Friday, December 26, 2003

Ring, Ring, Ring, Ring of Fire

Burning CDs is essential for backups, and maybe other things (ahem). When I was running Mandrake 9.1, my favorite CD burning tool was K3b. It's not included in the Fedora Core (perhaps because it's at version 0.10.3), but the download section on the K3b site has instructions on updating /etc/yum.conf to check for K3b upgrades. With that in place installation was easy.

One quirk: when you first install K3b, permissions aren't set for a user to create CDs. The solution is to run K3b in GNOME or KDE, and click on Settings ==> K3b Setup. This will prompt you for the root password, and then (hit return) change the permissions on several programs to allow the user to write CDs. IIRC, the Mandrake version was already set up with user permissions enabled.

I tested K3b by doing a backup of my home directory. Under version 0.10(.3), you just click on the "Create Data CD Project" button, then drag the files or directories you want onto the CD image that says "K3b data project". I ran the burn at 24X, which seems to be a little fast for this machine, as the buffer would sometimes go down to 10-20% full.

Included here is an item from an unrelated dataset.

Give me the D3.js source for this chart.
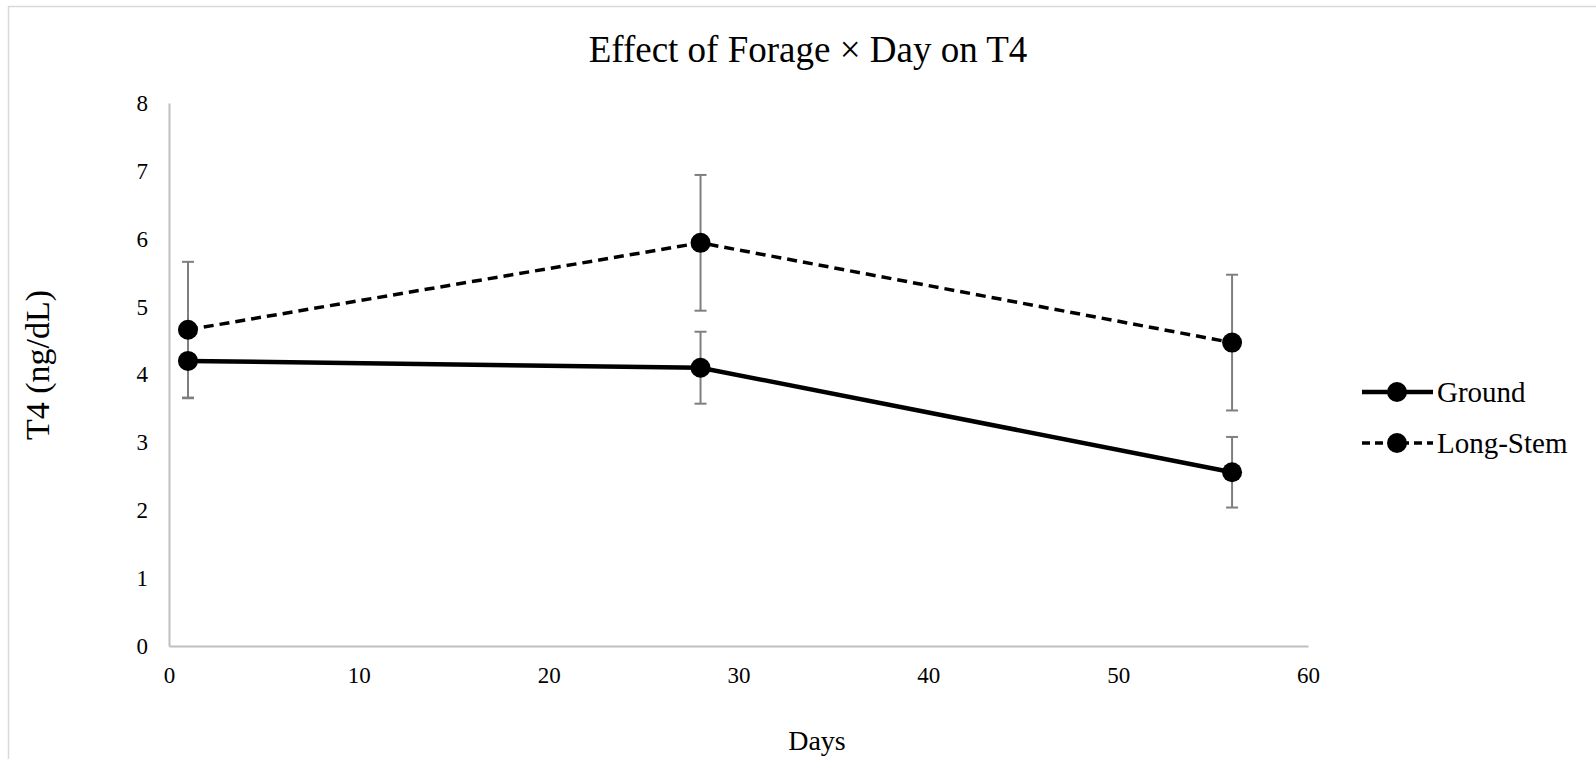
<!DOCTYPE html>
<html>
<head>
<meta charset="utf-8">
<script src="https://cdn.jsdelivr.net/npm/d3@7"></script>
<style>
  body { margin: 0; background: #fff; }
  svg text { font-family: "Liberation Serif", "Times New Roman", serif; fill: #000; }
</style>
</head>
<body>
<svg id="chart" width="1596" height="759"></svg>
<script>
// values
const days = [1, 28, 56];
const groundVals = [4.2, 4.1, 2.56];
const groundErr = [0.55, 0.53, 0.52];
const longStemVals = [4.66, 5.94, 4.47];
const longStemErr = [1.0, 1.0, 1.0];
const seriesNames = ["Ground", "Long-Stem"];
const xTicks = [0, 10, 20, 30, 40, 50, 60];
const yTicks = [0, 1, 2, 3, 4, 5, 6, 7, 8];

const serif = '"Liberation Serif", "Times New Roman", serif';
const svg = d3.select("svg#chart");

function translate(x, y) {
  return "translate(" + x + "," + y + ")";
}

// chart border
svg.append("rect")
  .attr("x", 8.5).attr("y", 6.5)
  .attr("width", 1620).attr("height", 800)
  .attr("fill", "none")
  .attr("stroke", "#d9d9d9")
  .attr("stroke-width", 1.5);

const x = d3.scaleLinear().domain([0, 60]).range([169, 1308]);
const y = d3.scaleLinear().domain([0, 8]).range([646, 103]);

// x axis
const xAxis = svg.append("g")
  .attr("transform", translate(0, y(0)))
  .call(d3.axisBottom(x).tickValues(xTicks).tickSize(0).tickSizeOuter(0))
  .attr("font-family", serif)
  .attr("font-size", 23);
xAxis.select(".domain").attr("stroke", "#bfbfbf").attr("stroke-width", 2);
xAxis.selectAll("text")
  .attr("y", 37).attr("dy", 0)
  .style("font-family", serif);

// y axis
const yAxis = svg.append("g")
  .attr("transform", translate(x(0), 0))
  .call(d3.axisLeft(y).tickValues(yTicks).tickSize(0).tickSizeOuter(0).tickPadding(21))
  .attr("font-family", serif)
  .attr("font-size", 23);
yAxis.select(".domain").attr("stroke", "#bfbfbf").attr("stroke-width", 2);
yAxis.selectAll("text").style("font-family", serif);

// titles
svg.append("text")
  .attr("x", 808).attr("y", 62)
  .attr("text-anchor", "middle")
  .style("font-size", "37px")
  .text("Effect of Forage \u00d7 Day on T4");

svg.append("text")
  .attr("transform", translate(49, 365) + " rotate(-90)")
  .attr("text-anchor", "middle")
  .style("font-size", "34px")
  .text("T4 (ng/dL)");

svg.append("text")
  .attr("x", 817).attr("y", 750)
  .attr("text-anchor", "middle")
  .style("font-size", "28px")
  .text("Days");

// build series
const series = [
  { name: seriesNames[0], dash: null, pts: days.map((d, i) => ({ day: d, v: groundVals[i], e: groundErr[i] })) },
  { name: seriesNames[1], dash: "10,6", pts: days.map((d, i) => ({ day: d, v: longStemVals[i], e: longStemErr[i] })) }
];

// error bars
series.forEach(function(s) {
  const g = svg.append("g").attr("stroke", "#7f7f7f").attr("stroke-width", 2);
  g.selectAll("line.bar")
    .data(s.pts)
    .join("line")
    .attr("x1", d => x(d.day)).attr("x2", d => x(d.day))
    .attr("y1", d => y(d.v + d.e)).attr("y2", d => y(d.v - d.e));
  [1, -1].forEach(function(sign) {
    g.selectAll(null)
      .data(s.pts)
      .join("line")
      .attr("x1", d => x(d.day) - 6).attr("x2", d => x(d.day) + 6)
      .attr("y1", d => y(d.v + sign * d.e)).attr("y2", d => y(d.v + sign * d.e));
  });
});

const line = d3.line().x(d => x(d.day)).y(d => y(d.v));

series.forEach(function(s) {
  svg.append("path")
    .datum(s.pts)
    .attr("d", line)
    .attr("fill", "none")
    .attr("stroke", "#000")
    .attr("stroke-width", s.dash ? 3.5 : 4.5)
    .attr("stroke-dasharray", s.dash);
});

series.forEach(function(s) {
  svg.append("g")
    .selectAll("circle")
    .data(s.pts)
    .join("circle")
    .attr("cx", d => x(d.day))
    .attr("cy", d => y(d.v))
    .attr("r", 10)
    .attr("fill", "#000");
});

// legend
const legend = svg.append("g").attr("transform", translate(1362, 392));
series.forEach(function(s, i) {
  const row = legend.append("g").attr("transform", translate(0, i * 51));
  row.append("line")
    .attr("x1", 0).attr("x2", 71)
    .attr("stroke", "#000")
    .attr("stroke-width", s.dash ? 3.5 : 4.5)
    .attr("stroke-dasharray", s.dash ? "8,5" : null);
  row.append("circle").attr("cx", 35).attr("r", 10).attr("fill", "#000");
  row.append("text")
    .attr("x", 75).attr("dy", "0.34em")
    .style("font-size", "29px")
    .text(s.name);
});
</script>
</body>
</html>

Zero, of course, means that you've created a new coaster. Next time I'll try 16X.

To read data CDs from FVWM, you need to issue an explicit

$ mount /mnt/cdrom

from a shell prompt to be able to read the disk, and then

$ umount /mnt/cdrom

to free the disk. If you don't do the later you can press the eject button or

$ eject

as much as you want and the CD will remain locked in the drive. GNOME and KDE don't have this limitation, they automatically mount and unmount the CD. Point for them.

I tested the CD by reading different files off of it from this computer and from an XP box. Works fine.